— START —
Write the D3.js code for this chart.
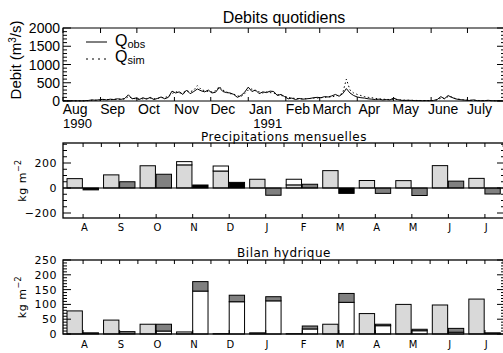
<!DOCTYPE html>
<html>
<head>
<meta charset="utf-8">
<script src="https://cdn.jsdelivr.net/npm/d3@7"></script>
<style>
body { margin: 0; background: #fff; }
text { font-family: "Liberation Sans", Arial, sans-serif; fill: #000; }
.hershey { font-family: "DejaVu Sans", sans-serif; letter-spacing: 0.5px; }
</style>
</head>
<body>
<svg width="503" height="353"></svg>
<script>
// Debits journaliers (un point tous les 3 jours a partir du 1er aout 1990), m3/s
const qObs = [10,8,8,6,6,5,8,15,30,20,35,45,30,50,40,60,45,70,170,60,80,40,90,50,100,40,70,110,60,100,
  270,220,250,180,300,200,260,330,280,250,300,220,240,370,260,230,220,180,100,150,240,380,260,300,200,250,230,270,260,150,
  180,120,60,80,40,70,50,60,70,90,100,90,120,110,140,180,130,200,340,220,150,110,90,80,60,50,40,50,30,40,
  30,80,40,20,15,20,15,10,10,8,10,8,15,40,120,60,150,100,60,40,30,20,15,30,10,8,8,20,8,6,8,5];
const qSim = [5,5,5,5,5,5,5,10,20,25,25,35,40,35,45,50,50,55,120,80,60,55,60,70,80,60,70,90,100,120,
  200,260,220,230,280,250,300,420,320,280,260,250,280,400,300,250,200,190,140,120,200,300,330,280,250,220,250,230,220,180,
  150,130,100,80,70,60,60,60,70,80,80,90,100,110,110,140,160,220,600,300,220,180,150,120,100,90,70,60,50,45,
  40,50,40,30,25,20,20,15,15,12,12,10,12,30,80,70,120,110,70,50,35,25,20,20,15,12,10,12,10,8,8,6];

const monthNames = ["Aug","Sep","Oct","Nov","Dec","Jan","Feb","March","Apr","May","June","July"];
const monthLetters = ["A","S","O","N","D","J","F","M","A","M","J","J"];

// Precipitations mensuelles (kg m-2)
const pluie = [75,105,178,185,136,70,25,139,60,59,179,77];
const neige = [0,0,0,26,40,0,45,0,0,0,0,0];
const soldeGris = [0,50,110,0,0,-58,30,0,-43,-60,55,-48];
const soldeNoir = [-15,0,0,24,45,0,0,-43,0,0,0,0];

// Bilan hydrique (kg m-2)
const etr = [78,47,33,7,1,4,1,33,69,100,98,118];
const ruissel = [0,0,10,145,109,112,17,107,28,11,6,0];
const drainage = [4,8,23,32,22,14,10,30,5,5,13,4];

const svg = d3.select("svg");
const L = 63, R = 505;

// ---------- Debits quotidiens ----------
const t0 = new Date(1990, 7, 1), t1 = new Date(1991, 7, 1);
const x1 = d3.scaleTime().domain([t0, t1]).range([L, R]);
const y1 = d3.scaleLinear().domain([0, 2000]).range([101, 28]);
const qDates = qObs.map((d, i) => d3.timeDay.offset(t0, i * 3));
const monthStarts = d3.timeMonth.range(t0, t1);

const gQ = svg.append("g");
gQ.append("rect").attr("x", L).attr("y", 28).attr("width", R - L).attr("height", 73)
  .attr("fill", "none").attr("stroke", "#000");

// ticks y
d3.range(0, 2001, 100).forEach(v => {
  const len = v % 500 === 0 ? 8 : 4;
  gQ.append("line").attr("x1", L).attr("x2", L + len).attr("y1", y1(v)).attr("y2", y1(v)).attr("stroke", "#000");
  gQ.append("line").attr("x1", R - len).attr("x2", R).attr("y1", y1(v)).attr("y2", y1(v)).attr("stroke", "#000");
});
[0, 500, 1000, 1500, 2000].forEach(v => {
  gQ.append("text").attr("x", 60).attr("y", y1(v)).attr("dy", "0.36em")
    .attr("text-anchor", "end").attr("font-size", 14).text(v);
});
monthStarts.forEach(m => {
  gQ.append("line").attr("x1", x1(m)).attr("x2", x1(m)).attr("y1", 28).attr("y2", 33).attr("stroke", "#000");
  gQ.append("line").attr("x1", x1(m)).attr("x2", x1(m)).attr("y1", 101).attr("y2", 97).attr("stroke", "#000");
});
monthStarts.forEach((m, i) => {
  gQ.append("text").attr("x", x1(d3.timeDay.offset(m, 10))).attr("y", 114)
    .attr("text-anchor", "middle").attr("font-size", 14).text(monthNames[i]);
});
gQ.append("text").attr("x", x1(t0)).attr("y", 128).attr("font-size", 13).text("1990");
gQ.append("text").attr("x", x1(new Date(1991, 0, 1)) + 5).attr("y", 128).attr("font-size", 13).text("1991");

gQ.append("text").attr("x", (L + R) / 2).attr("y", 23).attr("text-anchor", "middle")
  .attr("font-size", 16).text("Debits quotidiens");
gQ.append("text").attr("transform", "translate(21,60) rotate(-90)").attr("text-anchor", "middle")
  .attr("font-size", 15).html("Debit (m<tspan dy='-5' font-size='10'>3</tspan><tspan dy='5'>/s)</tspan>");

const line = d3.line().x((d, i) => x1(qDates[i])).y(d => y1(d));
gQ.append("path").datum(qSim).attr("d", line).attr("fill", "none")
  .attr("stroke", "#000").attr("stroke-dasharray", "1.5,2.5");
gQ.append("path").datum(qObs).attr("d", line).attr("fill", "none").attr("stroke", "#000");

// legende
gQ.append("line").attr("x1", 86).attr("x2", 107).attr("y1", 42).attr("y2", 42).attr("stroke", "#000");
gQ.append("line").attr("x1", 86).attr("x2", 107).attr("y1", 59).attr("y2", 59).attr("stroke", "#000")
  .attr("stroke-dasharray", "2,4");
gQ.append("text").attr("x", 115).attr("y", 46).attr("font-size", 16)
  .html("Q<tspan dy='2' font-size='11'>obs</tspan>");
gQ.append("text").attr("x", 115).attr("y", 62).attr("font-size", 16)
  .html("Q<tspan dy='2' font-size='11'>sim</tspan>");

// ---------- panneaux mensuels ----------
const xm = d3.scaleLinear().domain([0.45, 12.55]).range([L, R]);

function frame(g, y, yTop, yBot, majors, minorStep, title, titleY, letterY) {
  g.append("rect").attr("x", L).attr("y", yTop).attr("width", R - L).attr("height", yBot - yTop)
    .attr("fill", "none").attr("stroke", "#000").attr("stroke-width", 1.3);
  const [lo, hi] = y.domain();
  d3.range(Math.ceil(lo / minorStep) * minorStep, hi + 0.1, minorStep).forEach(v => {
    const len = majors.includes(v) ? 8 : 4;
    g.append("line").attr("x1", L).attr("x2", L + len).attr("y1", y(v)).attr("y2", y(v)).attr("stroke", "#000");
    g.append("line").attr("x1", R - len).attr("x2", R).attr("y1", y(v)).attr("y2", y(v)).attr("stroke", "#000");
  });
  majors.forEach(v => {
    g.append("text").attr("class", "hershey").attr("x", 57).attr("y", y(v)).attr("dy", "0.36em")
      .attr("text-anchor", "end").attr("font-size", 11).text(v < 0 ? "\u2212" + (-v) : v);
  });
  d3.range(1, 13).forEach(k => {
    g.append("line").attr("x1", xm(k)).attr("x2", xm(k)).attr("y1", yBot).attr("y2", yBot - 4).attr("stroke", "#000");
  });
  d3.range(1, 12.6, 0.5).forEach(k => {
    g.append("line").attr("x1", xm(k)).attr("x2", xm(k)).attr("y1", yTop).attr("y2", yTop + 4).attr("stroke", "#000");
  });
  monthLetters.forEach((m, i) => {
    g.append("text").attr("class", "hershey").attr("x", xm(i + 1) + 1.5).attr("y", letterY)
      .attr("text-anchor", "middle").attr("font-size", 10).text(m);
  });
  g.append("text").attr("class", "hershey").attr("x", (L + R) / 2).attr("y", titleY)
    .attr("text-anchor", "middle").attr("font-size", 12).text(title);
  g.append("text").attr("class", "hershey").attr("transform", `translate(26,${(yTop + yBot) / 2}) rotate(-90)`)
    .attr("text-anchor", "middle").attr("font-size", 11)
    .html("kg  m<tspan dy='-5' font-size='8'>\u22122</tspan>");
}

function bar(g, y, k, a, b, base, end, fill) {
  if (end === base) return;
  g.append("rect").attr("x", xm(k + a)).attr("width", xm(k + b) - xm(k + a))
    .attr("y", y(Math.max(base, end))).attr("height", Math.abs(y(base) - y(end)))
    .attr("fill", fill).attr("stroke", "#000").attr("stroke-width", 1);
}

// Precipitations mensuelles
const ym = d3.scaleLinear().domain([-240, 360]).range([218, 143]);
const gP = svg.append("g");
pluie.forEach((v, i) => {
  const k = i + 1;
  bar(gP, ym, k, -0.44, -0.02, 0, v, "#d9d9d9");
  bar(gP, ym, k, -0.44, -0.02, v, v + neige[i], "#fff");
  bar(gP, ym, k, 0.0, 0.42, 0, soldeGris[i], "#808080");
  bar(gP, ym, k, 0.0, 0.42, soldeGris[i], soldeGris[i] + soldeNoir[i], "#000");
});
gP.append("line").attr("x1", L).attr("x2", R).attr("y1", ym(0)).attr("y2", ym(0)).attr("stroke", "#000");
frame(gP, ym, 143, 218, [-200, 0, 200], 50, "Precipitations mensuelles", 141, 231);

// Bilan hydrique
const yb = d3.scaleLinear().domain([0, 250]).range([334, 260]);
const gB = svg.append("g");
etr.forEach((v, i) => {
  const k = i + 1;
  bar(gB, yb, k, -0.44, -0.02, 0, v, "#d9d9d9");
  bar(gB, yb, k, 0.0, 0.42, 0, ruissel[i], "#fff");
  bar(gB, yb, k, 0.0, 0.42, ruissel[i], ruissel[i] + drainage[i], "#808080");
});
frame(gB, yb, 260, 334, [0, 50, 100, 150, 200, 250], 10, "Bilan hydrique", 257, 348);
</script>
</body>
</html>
— END —
# [TASK OBJECTIVE]
Give again, word for word, every line from the top of the data above to the line holding "const L = 63, R = 505;", inclusive, with the pictures left out.

# [OUTPUT FOR THIS EXERCISE]
Write the D3.js code for this chart.
<!DOCTYPE html>
<html>
<head>
<meta charset="utf-8">
<script src="https://cdn.jsdelivr.net/npm/d3@7"></script>
<style>
body { margin: 0; background: #fff; }
text { font-family: "Liberation Sans", Arial, sans-serif; fill: #000; }
.hershey { font-family: "DejaVu Sans", sans-serif; letter-spacing: 0.5px; }
</style>
</head>
<body>
<svg width="503" height="353"></svg>
<script>
// Debits journaliers (un point tous les 3 jours a partir du 1er aout 1990), m3/s
const qObs = [10,8,8,6,6,5,8,15,30,20,35,45,30,50,40,60,45,70,170,60,80,40,90,50,100,40,70,110,60,100,
  270,220,250,180,300,200,260,330,280,250,300,220,240,370,260,230,220,180,100,150,240,380,260,300,200,250,230,270,260,150,
  180,120,60,80,40,70,50,60,70,90,100,90,120,110,140,180,130,200,340,220,150,110,90,80,60,50,40,50,30,40,
  30,80,40,20,15,20,15,10,10,8,10,8,15,40,120,60,150,100,60,40,30,20,15,30,10,8,8,20,8,6,8,5];
const qSim = [5,5,5,5,5,5,5,10,20,25,25,35,40,35,45,50,50,55,120,80,60,55,60,70,80,60,70,90,100,120,
  200,260,220,230,280,250,300,420,320,280,260,250,280,400,300,250,200,190,140,120,200,300,330,280,250,220,250,230,220,180,
  150,130,100,80,70,60,60,60,70,80,80,90,100,110,110,140,160,220,600,300,220,180,150,120,100,90,70,60,50,45,
  40,50,40,30,25,20,20,15,15,12,12,10,12,30,80,70,120,110,70,50,35,25,20,20,15,12,10,12,10,8,8,6];

const monthNames = ["Aug","Sep","Oct","Nov","Dec","Jan","Feb","March","Apr","May","June","July"];
const monthLetters = ["A","S","O","N","D","J","F","M","A","M","J","J"];

// Precipitations mensuelles (kg m-2)
const pluie = [75,105,178,185,136,70,25,139,60,59,179,77];
const neige = [0,0,0,26,40,0,45,0,0,0,0,0];
const soldeGris = [0,50,110,0,0,-58,30,0,-43,-60,55,-48];
const soldeNoir = [-15,0,0,24,45,0,0,-43,0,0,0,0];

// Bilan hydrique (kg m-2)
const etr = [78,47,33,7,1,4,1,33,69,100,98,118];
const ruissel = [0,0,10,145,109,112,17,107,28,11,6,0];
const drainage = [4,8,23,32,22,14,10,30,5,5,13,4];

const svg = d3.select("svg");
const L = 63, R = 505;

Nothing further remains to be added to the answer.